• _What the task requires_
Skip every picture and transcribe the remaining material exactly.

━━━━━━━━

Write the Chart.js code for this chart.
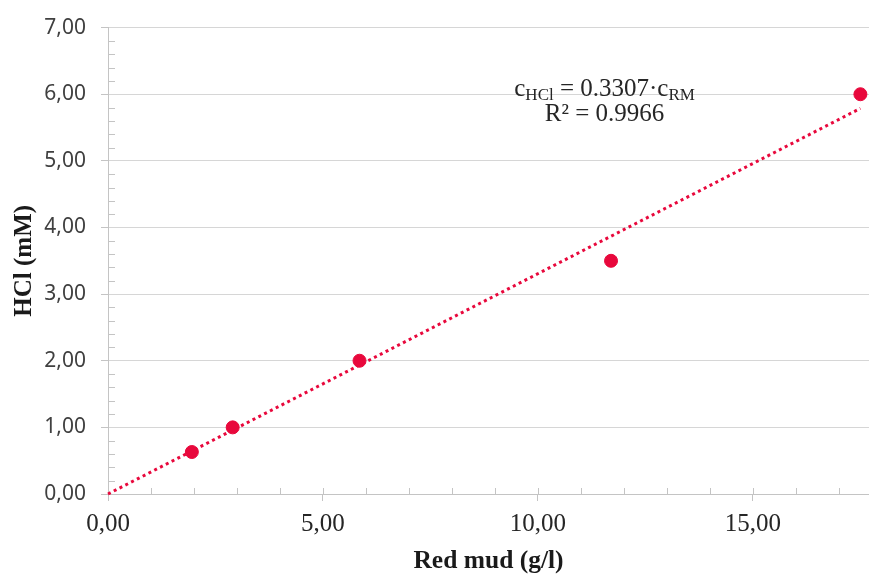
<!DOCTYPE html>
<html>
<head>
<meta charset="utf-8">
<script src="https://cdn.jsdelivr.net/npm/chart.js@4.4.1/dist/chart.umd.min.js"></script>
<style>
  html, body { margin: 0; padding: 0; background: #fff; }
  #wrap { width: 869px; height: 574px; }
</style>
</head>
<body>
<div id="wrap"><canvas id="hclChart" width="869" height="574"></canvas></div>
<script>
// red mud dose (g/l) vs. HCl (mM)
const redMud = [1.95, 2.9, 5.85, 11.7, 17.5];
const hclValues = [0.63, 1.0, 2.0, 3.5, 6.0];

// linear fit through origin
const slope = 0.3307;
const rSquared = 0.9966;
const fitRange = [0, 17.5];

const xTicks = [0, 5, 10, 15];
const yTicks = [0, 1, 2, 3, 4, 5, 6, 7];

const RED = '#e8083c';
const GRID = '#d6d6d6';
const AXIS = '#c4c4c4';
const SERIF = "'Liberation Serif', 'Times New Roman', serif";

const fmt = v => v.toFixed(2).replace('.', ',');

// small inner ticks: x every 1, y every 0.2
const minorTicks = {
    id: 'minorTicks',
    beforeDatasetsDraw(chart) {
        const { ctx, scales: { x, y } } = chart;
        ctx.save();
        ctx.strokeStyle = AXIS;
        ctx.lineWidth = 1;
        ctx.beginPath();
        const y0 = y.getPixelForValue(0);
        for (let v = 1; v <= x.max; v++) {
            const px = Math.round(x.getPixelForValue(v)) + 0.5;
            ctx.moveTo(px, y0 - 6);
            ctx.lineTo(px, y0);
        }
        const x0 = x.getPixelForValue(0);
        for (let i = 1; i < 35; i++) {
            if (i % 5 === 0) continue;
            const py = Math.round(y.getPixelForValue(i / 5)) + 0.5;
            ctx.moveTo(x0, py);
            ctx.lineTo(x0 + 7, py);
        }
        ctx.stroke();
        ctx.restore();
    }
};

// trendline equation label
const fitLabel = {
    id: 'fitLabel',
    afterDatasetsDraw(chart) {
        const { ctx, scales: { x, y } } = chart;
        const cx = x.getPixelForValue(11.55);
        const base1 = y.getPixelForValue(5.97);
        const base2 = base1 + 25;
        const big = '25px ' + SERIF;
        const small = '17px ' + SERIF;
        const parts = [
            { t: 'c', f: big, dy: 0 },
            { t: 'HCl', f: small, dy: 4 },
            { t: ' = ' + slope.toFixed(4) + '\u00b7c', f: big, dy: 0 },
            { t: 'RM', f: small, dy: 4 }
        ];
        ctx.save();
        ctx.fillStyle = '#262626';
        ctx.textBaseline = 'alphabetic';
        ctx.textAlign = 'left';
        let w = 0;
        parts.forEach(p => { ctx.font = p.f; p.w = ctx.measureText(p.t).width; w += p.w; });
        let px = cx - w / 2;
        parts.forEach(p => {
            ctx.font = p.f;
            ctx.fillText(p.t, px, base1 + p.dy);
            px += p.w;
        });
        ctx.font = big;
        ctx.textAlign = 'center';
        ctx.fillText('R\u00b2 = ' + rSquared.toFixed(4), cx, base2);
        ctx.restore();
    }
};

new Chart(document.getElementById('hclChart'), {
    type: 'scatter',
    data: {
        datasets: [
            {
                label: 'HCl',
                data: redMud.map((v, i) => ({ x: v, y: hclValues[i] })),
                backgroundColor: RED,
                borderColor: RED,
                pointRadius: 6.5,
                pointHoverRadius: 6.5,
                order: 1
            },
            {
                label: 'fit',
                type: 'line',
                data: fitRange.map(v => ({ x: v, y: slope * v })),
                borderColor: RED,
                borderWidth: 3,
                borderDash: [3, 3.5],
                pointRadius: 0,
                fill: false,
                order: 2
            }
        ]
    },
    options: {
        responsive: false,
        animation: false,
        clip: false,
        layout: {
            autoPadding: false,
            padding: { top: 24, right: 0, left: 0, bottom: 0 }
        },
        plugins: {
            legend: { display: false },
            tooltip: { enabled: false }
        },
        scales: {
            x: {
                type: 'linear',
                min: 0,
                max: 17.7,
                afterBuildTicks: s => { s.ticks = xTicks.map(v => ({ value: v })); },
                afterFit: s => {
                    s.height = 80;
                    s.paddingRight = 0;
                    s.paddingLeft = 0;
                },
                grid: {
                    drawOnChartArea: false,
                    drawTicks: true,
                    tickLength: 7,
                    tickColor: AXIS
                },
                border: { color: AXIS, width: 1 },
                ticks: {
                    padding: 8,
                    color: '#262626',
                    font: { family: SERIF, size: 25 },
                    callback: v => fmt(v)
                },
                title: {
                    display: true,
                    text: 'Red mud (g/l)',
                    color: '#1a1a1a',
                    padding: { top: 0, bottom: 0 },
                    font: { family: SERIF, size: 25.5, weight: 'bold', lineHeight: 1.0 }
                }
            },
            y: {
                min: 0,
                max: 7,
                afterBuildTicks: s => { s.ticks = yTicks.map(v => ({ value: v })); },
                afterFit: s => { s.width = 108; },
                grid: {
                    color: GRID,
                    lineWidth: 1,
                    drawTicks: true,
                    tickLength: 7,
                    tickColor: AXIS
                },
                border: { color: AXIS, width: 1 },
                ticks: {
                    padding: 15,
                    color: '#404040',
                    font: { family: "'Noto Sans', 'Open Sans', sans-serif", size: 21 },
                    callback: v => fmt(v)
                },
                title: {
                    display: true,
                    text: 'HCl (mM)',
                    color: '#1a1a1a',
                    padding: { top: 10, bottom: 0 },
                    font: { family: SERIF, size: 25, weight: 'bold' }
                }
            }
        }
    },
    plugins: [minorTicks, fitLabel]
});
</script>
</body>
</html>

━━━━━━━━

• _Answer to the task_
Write the Chart.js code for this chart.
<!DOCTYPE html>
<html>
<head>
<meta charset="utf-8">
<script src="https://cdn.jsdelivr.net/npm/chart.js@4.4.1/dist/chart.umd.min.js"></script>
<style>
  html, body { margin: 0; padding: 0; background: #fff; }
  #wrap { width: 869px; height: 574px; }
</style>
</head>
<body>
<div id="wrap"><canvas id="hclChart" width="869" height="574"></canvas></div>
<script>
// red mud dose (g/l) vs. HCl (mM)
const redMud = [1.95, 2.9, 5.85, 11.7, 17.5];
const hclValues = [0.63, 1.0, 2.0, 3.5, 6.0];

// linear fit through origin
const slope = 0.3307;
const rSquared = 0.9966;
const fitRange = [0, 17.5];

const xTicks = [0, 5, 10, 15];
const yTicks = [0, 1, 2, 3, 4, 5, 6, 7];

const RED = '#e8083c';
const GRID = '#d6d6d6';
const AXIS = '#c4c4c4';
const SERIF = "'Liberation Serif', 'Times New Roman', serif";

const fmt = v => v.toFixed(2).replace('.', ',');

// small inner ticks: x every 1, y every 0.2
const minorTicks = {
    id: 'minorTicks',
    beforeDatasetsDraw(chart) {
        const { ctx, scales: { x, y } } = chart;
        ctx.save();
        ctx.strokeStyle = AXIS;
        ctx.lineWidth = 1;
        ctx.beginPath();
        const y0 = y.getPixelForValue(0);
        for (let v = 1; v <= x.max; v++) {
            const px = Math.round(x.getPixelForValue(v)) + 0.5;
            ctx.moveTo(px, y0 - 6);
            ctx.lineTo(px, y0);
        }
        const x0 = x.getPixelForValue(0);
        for (let i = 1; i < 35; i++) {
            if (i % 5 === 0) continue;
            const py = Math.round(y.getPixelForValue(i / 5)) + 0.5;
            ctx.moveTo(x0, py);
            ctx.lineTo(x0 + 7, py);
        }
        ctx.stroke();
        ctx.restore();
    }
};

// trendline equation label
const fitLabel = {
    id: 'fitLabel',
    afterDatasetsDraw(chart) {
        const { ctx, scales: { x, y } } = chart;
        const cx = x.getPixelForValue(11.55);
        const base1 = y.getPixelForValue(5.97);
        const base2 = base1 + 25;
        const big = '25px ' + SERIF;
        const small = '17px ' + SERIF;
        const parts = [
            { t: 'c', f: big, dy: 0 },
            { t: 'HCl', f: small, dy: 4 },
            { t: ' = ' + slope.toFixed(4) + '\u00b7c', f: big, dy: 0 },
            { t: 'RM', f: small, dy: 4 }
        ];
        ctx.save();
        ctx.fillStyle = '#262626';
        ctx.textBaseline = 'alphabetic';
        ctx.textAlign = 'left';
        let w = 0;
        parts.forEach(p => { ctx.font = p.f; p.w = ctx.measureText(p.t).width; w += p.w; });
        let px = cx - w / 2;
        parts.forEach(p => {
            ctx.font = p.f;
            ctx.fillText(p.t, px, base1 + p.dy);
            px += p.w;
        });
        ctx.font = big;
        ctx.textAlign = 'center';
        ctx.fillText('R\u00b2 = ' + rSquared.toFixed(4), cx, base2);
        ctx.restore();
    }
};

new Chart(document.getElementById('hclChart'), {
    type: 'scatter',
    data: {
        datasets: [
            {
                label: 'HCl',
                data: redMud.map((v, i) => ({ x: v, y: hclValues[i] })),
                backgroundColor: RED,
                borderColor: RED,
                pointRadius: 6.5,
                pointHoverRadius: 6.5,
                order: 1
            },
            {
                label: 'fit',
                type: 'line',
                data: fitRange.map(v => ({ x: v, y: slope * v })),
                borderColor: RED,
                borderWidth: 3,
                borderDash: [3, 3.5],
                pointRadius: 0,
                fill: false,
                order: 2
            }
        ]
    },
    options: {
        responsive: false,
        animation: false,
        clip: false,
        layout: {
            autoPadding: false,
            padding: { top: 24, right: 0, left: 0, bottom: 0 }
        },
        plugins: {
            legend: { display: false },
            tooltip: { enabled: false }
        },
        scales: {
            x: {
                type: 'linear',
                min: 0,
                max: 17.7,
                afterBuildTicks: s => { s.ticks = xTicks.map(v => ({ value: v })); },
                afterFit: s => {
                    s.height = 80;
                    s.paddingRight = 0;
                    s.paddingLeft = 0;
                },
                grid: {
                    drawOnChartArea: false,
                    drawTicks: true,
                    tickLength: 7,
                    tickColor: AXIS
                },
                border: { color: AXIS, width: 1 },
                ticks: {
                    padding: 8,
                    color: '#262626',
                    font: { family: SERIF, size: 25 },
                    callback: v => fmt(v)
                },
                title: {
                    display: true,
                    text: 'Red mud (g/l)',
                    color: '#1a1a1a',
                    padding: { top: 0, bottom: 0 },
                    font: { family: SERIF, size: 25.5, weight: 'bold', lineHeight: 1.0 }
                }
            },
            y: {
                min: 0,
                max: 7,
                afterBuildTicks: s => { s.ticks = yTicks.map(v => ({ value: v })); },
                afterFit: s => { s.width = 108; },
                grid: {
                    color: GRID,
                    lineWidth: 1,
                    drawTicks: true,
                    tickLength: 7,
                    tickColor: AXIS
                },
                border: { color: AXIS, width: 1 },
                ticks: {
                    padding: 15,
                    color: '#404040',
                    font: { family: "'Noto Sans', 'Open Sans', sans-serif", size: 21 },
                    callback: v => fmt(v)
                },
                title: {
                    display: true,
                    text: 'HCl (mM)',
                    color: '#1a1a1a',
                    padding: { top: 10, bottom: 0 },
                    font: { family: SERIF, size: 25, weight: 'bold' }
                }
            }
        }
    },
    plugins: [minorTicks, fitLabel]
});
</script>
</body>
</html>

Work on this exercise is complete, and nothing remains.